Solo island hopping is not about proving anything
The healthiest version of solo travel is not performative. It is not about proving bravery, collecting impressive moments, or forcing constant growth. Often, it is much simpler than that.
It is about becoming more comfortable making decisions at your own pace. It is about noticing where you feel calm, curious, and present. It is about learning that flexibility is not disorganisation, and that unstructured time can hold real value. It is about understanding that independence does not have to feel dramatic to be meaningful.
For some travellers, the biggest discovery is not a hidden beach or a remote island crossing. It is the quiet recognition that their own company is enough. Once that becomes familiar, travel often feels less intimidating and more open.
A calmer way to move through islands
Solo island hopping can build confidence, but not through pressure. It does so through repeated acts of navigation, awareness, and trust. It creates room for reflection, supports flexibility, and often encourages a more respectful relationship with place.
In an era where travel is often measured by speed and volume, solo island travel offers another rhythm. Slower. More observant. More personal. And when approached thoughtfully, it can also become part of a more responsible tourism practice: one that values local pace, respects marine life, and leaves space for learning.
For travellers drawn to the ocean, that kind of journey can be deeply rewarding. Not because it is perfect, but because it invites a more attentive way of moving through the world.
You can explore more reflections on ethical ocean travel, learn about our freediving retreats, or discover upcoming ocean retreats.
FAQ
What is solo island hopping?
Solo island hopping means travelling independently between multiple islands, usually by ferry or local boat, while keeping your own schedule. It often appeals to travellers who want more freedom, flexibility, and a deeper connection to place than a fixed group itinerary usually allows.
Is solo island hopping safe?
It can be safe when approached with preparation and awareness. Researching transport, accommodation locations, local customs, and destination-specific travel advice can reduce uncertainty and support better decision-making. Solo travel always involves some level of risk, but practical planning can make a significant difference.
Why does solo travel build confidence?
Solo travel often builds confidence through repeated small decisions rather than dramatic moments. Navigating transport, adapting to changes, and making choices independently can strengthen self-trust over time. Many travellers find that confidence grows gradually as unfamiliar situations become more manageable.

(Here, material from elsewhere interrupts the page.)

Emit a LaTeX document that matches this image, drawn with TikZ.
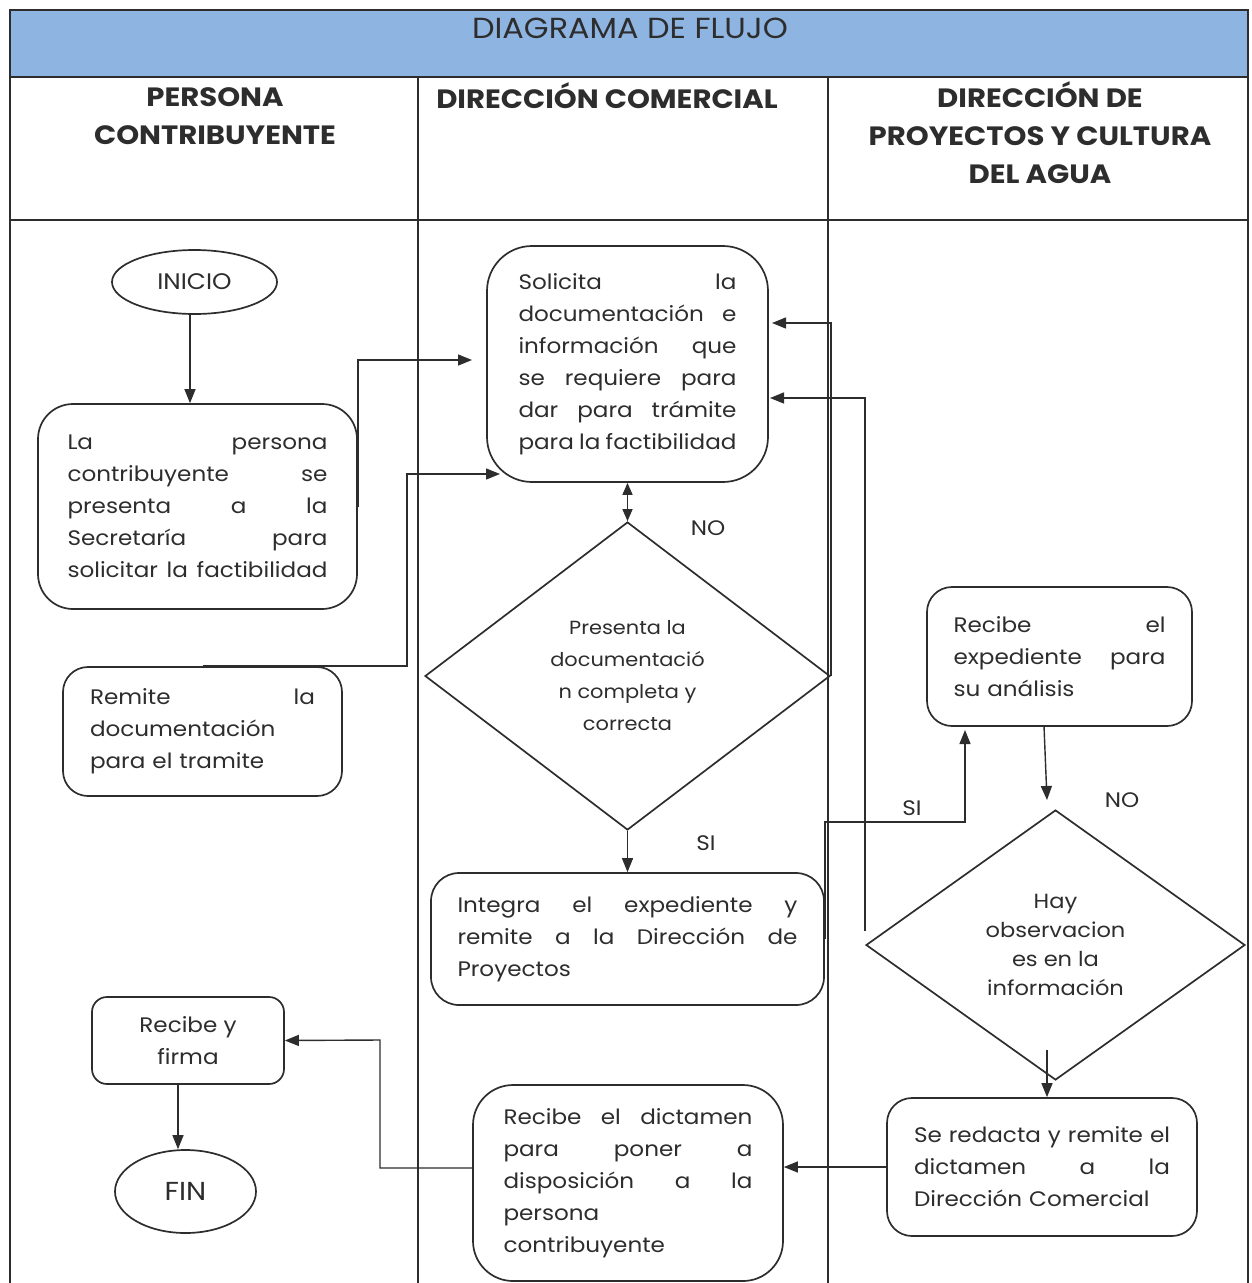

How can solo travellers make more responsible choices in marine destinations?
A thoughtful approach includes choosing ethical operators, respecting wildlife distance guidelines, avoiding any activity that chases or manipulates animals, and allowing enough time in each place to reduce rushed decision-making. These choices can support more responsible wildlife encounters and a lower-impact travel experience.
Who is this kind of travel best for?
Solo island hopping often suits travellers who value independence, slower pacing, and meaningful experiences over rigid structure. It can be especially appealing for solo travellers who want both quiet and occasional connection, and who prefer travel that feels intentional rather than crowded or overplanned.